*** DATA EXTRACT ***

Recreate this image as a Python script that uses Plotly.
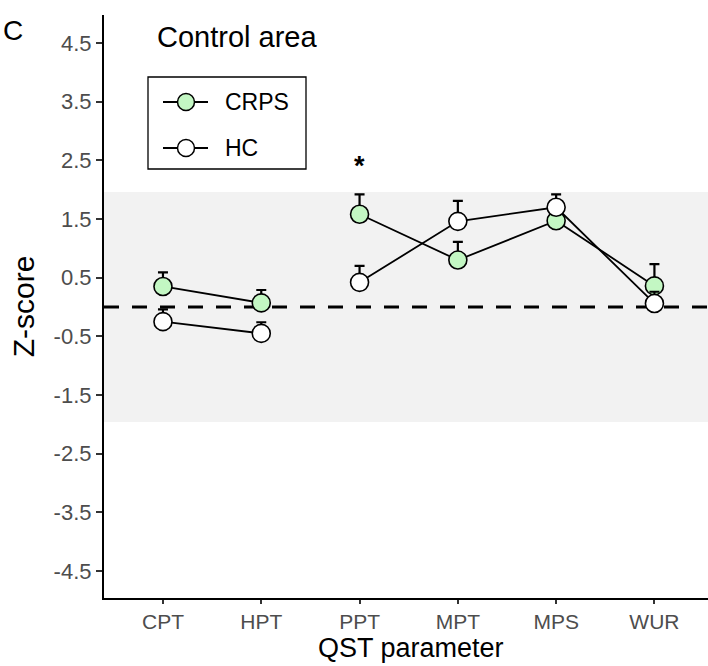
import plotly.graph_objects as go

categories = ["CPT", "HPT", "PPT", "MPT", "MPS", "WUR"]
crps_mean = [0.35, 0.07, 1.58, 0.80, 1.47, 0.36]
crps_se = [0.24, 0.22, 0.34, 0.31, 0.20, 0.37]
hc_mean = [-0.25, -0.45, 0.42, 1.46, 1.70, 0.06]
hc_se = [0.21, 0.19, 0.28, 0.35, 0.22, 0.20]
ytick_vals = [4.5, 3.5, 2.5, 1.5, 0.5, -0.5, -1.5, -2.5, -3.5, -4.5]
ytick_text = ["4.5", "3.5", "2.5", "1.5", "0.5", "-0.5", "-1.5", "-2.5", "-3.5", "-4.5"]
band = 1.96
break_after = 2  # lines broken between HPT and PPT
groups = ["CRPS", "HC"]
fills = ["#c3f7c3", "#ffffff"]

FONT = "Liberation Sans, Arial, Helvetica, sans-serif"

# plot-area geometry (pixels) used to place the manual legend and titles
L, T, W, H = 104, 15, 604, 583


def px(xp):
    return (xp - L) / W


def py(yp):
    return (T + H - yp) / H


def with_break(vals):
    return list(vals[:break_after]) + [None] + list(vals[break_after:])


xpos = list(range(1, len(categories) + 1))

fig = go.Figure()
for name, mean, se, fill in zip(groups, [crps_mean, hc_mean], [crps_se, hc_se], fills):
    fig.add_trace(go.Scatter(
        x=with_break(xpos), y=with_break(mean), name=name,
        mode="lines+markers", connectgaps=False, showlegend=False,
        line=dict(color="black", width=1.8),
        marker=dict(size=18, color=fill, line=dict(color="black", width=1.6)),
        error_y=dict(type="data", symmetric=False, array=with_break(se),
                     arrayminus=[0] * (len(se) + 1), color="black",
                     thickness=2.2, width=5),
    ))

fig.add_shape(type="rect", xref="paper", yref="y", x0=0, x1=1, y0=-band, y1=band,
              fillcolor="#f2f2f2", line=dict(width=0), layer="below")
fig.add_shape(type="line", xref="paper", yref="y", x0=0, x1=1, y0=0, y1=0,
              line=dict(color="black", width=3, dash="15px,13px"), layer="below")

# manual legend box
fig.add_shape(type="rect", xref="paper", yref="paper",
              x0=px(148), x1=px(306), y0=py(169), y1=py(77),
              line=dict(color="black", width=1.3), fillcolor="white", layer="above")
for i, (name, fill) in enumerate(zip(groups, fills)):
    yc = 102 + 46 * i
    fig.add_shape(type="line", xref="paper", yref="paper",
                  x0=px(163), x1=px(208), y0=py(yc), y1=py(yc),
                  line=dict(color="black", width=1.8), layer="above")
    fig.add_shape(type="circle", xref="paper", yref="paper",
                  xsizemode="pixel", ysizemode="pixel",
                  xanchor=px(186), yanchor=py(yc), x0=-8.5, x1=8.5, y0=-8.5, y1=8.5,
                  fillcolor=fill, line=dict(color="black", width=1.5), layer="above")
    fig.add_annotation(x=px(223), y=py(yc), xref="paper", yref="paper", text=name,
                       showarrow=False, xanchor="left", yanchor="middle",
                       font=dict(size=23, color="black", family=FONT))

fig.add_annotation(x=3, y=2.4, xref="x", yref="y", text="<b>*</b>", showarrow=False,
                   font=dict(size=27, color="black", family=FONT))
fig.add_annotation(x=px(236.5), y=py(37), xref="paper", yref="paper", text="Control area",
                   showarrow=False, font=dict(size=29, color="black", family=FONT),
                   xanchor="center", yanchor="middle")
fig.add_annotation(x=px(13), y=py(30), xref="paper", yref="paper", text="C",
                   showarrow=False, font=dict(size=28, color="black", family=FONT),
                   xanchor="center", yanchor="middle")
# x-axis title
fig.add_annotation(x=px(411), y=py(648), xref="paper", yref="paper", text="QST parameter",
                   showarrow=False, font=dict(size=27, color="black", family=FONT),
                   xanchor="center", yanchor="middle")

fig.update_layout(
    width=708, height=666,
    margin=dict(l=L, r=708 - L - W, t=T, b=666 - T - H),
    paper_bgcolor="white", plot_bgcolor="white",
    font=dict(family=FONT, color="black"),
    showlegend=False,
    xaxis=dict(range=[0.4, 6.545], tickvals=xpos, ticktext=categories,
               showgrid=False, zeroline=False, showline=True, linecolor="black",
               linewidth=2.2, ticks="outside", ticklen=4, tickwidth=1.6,
               tickcolor="#333333",
               tickfont=dict(size=21, color="#4d4d4d", family=FONT)),
    yaxis=dict(range=[-4.96, 4.977], tickvals=ytick_vals, ticktext=ytick_text,
               showgrid=False, zeroline=False, showline=True, linecolor="black",
               linewidth=2.2, ticks="outside", ticklen=6, tickwidth=1.6,
               tickcolor="#333333",
               tickfont=dict(size=22, color="#4d4d4d", family=FONT),
               title=dict(text="Z-score", standoff=10,
                          font=dict(size=30, color="black", family=FONT))),
)

fig.write_html("out.html")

***

WHAT YOU SHOULD DO -
Copy the material above in full and exactly, skipping pictures.

COMPLETED TASK -
Recreate this image as a Python script that uses Plotly.
import plotly.graph_objects as go

categories = ["CPT", "HPT", "PPT", "MPT", "MPS", "WUR"]
crps_mean = [0.35, 0.07, 1.58, 0.80, 1.47, 0.36]
crps_se = [0.24, 0.22, 0.34, 0.31, 0.20, 0.37]
hc_mean = [-0.25, -0.45, 0.42, 1.46, 1.70, 0.06]
hc_se = [0.21, 0.19, 0.28, 0.35, 0.22, 0.20]
ytick_vals = [4.5, 3.5, 2.5, 1.5, 0.5, -0.5, -1.5, -2.5, -3.5, -4.5]
ytick_text = ["4.5", "3.5", "2.5", "1.5", "0.5", "-0.5", "-1.5", "-2.5", "-3.5", "-4.5"]
band = 1.96
break_after = 2  # lines broken between HPT and PPT
groups = ["CRPS", "HC"]
fills = ["#c3f7c3", "#ffffff"]

FONT = "Liberation Sans, Arial, Helvetica, sans-serif"

# plot-area geometry (pixels) used to place the manual legend and titles
L, T, W, H = 104, 15, 604, 583


def px(xp):
    return (xp - L) / W


def py(yp):
    return (T + H - yp) / H


def with_break(vals):
    return list(vals[:break_after]) + [None] + list(vals[break_after:])


xpos = list(range(1, len(categories) + 1))

fig = go.Figure()
for name, mean, se, fill in zip(groups, [crps_mean, hc_mean], [crps_se, hc_se], fills):
    fig.add_trace(go.Scatter(
        x=with_break(xpos), y=with_break(mean), name=name,
        mode="lines+markers", connectgaps=False, showlegend=False,
        line=dict(color="black", width=1.8),
        marker=dict(size=18, color=fill, line=dict(color="black", width=1.6)),
        error_y=dict(type="data", symmetric=False, array=with_break(se),
                     arrayminus=[0] * (len(se) + 1), color="black",
                     thickness=2.2, width=5),
    ))

fig.add_shape(type="rect", xref="paper", yref="y", x0=0, x1=1, y0=-band, y1=band,
              fillcolor="#f2f2f2", line=dict(width=0), layer="below")
fig.add_shape(type="line", xref="paper", yref="y", x0=0, x1=1, y0=0, y1=0,
              line=dict(color="black", width=3, dash="15px,13px"), layer="below")

# manual legend box
fig.add_shape(type="rect", xref="paper", yref="paper",
              x0=px(148), x1=px(306), y0=py(169), y1=py(77),
              line=dict(color="black", width=1.3), fillcolor="white", layer="above")
for i, (name, fill) in enumerate(zip(groups, fills)):
    yc = 102 + 46 * i
    fig.add_shape(type="line", xref="paper", yref="paper",
                  x0=px(163), x1=px(208), y0=py(yc), y1=py(yc),
                  line=dict(color="black", width=1.8), layer="above")
    fig.add_shape(type="circle", xref="paper", yref="paper",
                  xsizemode="pixel", ysizemode="pixel",
                  xanchor=px(186), yanchor=py(yc), x0=-8.5, x1=8.5, y0=-8.5, y1=8.5,
                  fillcolor=fill, line=dict(color="black", width=1.5), layer="above")
    fig.add_annotation(x=px(223), y=py(yc), xref="paper", yref="paper", text=name,
                       showarrow=False, xanchor="left", yanchor="middle",
                       font=dict(size=23, color="black", family=FONT))

fig.add_annotation(x=3, y=2.4, xref="x", yref="y", text="<b>*</b>", showarrow=False,
                   font=dict(size=27, color="black", family=FONT))
fig.add_annotation(x=px(236.5), y=py(37), xref="paper", yref="paper", text="Control area",
                   showarrow=False, font=dict(size=29, color="black", family=FONT),
                   xanchor="center", yanchor="middle")
fig.add_annotation(x=px(13), y=py(30), xref="paper", yref="paper", text="C",
                   showarrow=False, font=dict(size=28, color="black", family=FONT),
                   xanchor="center", yanchor="middle")
# x-axis title
fig.add_annotation(x=px(411), y=py(648), xref="paper", yref="paper", text="QST parameter",
                   showarrow=False, font=dict(size=27, color="black", family=FONT),
                   xanchor="center", yanchor="middle")

fig.update_layout(
    width=708, height=666,
    margin=dict(l=L, r=708 - L - W, t=T, b=666 - T - H),
    paper_bgcolor="white", plot_bgcolor="white",
    font=dict(family=FONT, color="black"),
    showlegend=False,
    xaxis=dict(range=[0.4, 6.545], tickvals=xpos, ticktext=categories,
               showgrid=False, zeroline=False, showline=True, linecolor="black",
               linewidth=2.2, ticks="outside", ticklen=4, tickwidth=1.6,
               tickcolor="#333333",
               tickfont=dict(size=21, color="#4d4d4d", family=FONT)),
    yaxis=dict(range=[-4.96, 4.977], tickvals=ytick_vals, ticktext=ytick_text,
               showgrid=False, zeroline=False, showline=True, linecolor="black",
               linewidth=2.2, ticks="outside", ticklen=6, tickwidth=1.6,
               tickcolor="#333333",
               tickfont=dict(size=22, color="#4d4d4d", family=FONT),
               title=dict(text="Z-score", standoff=10,
                          font=dict(size=30, color="black", family=FONT))),
)

fig.write_html("out.html")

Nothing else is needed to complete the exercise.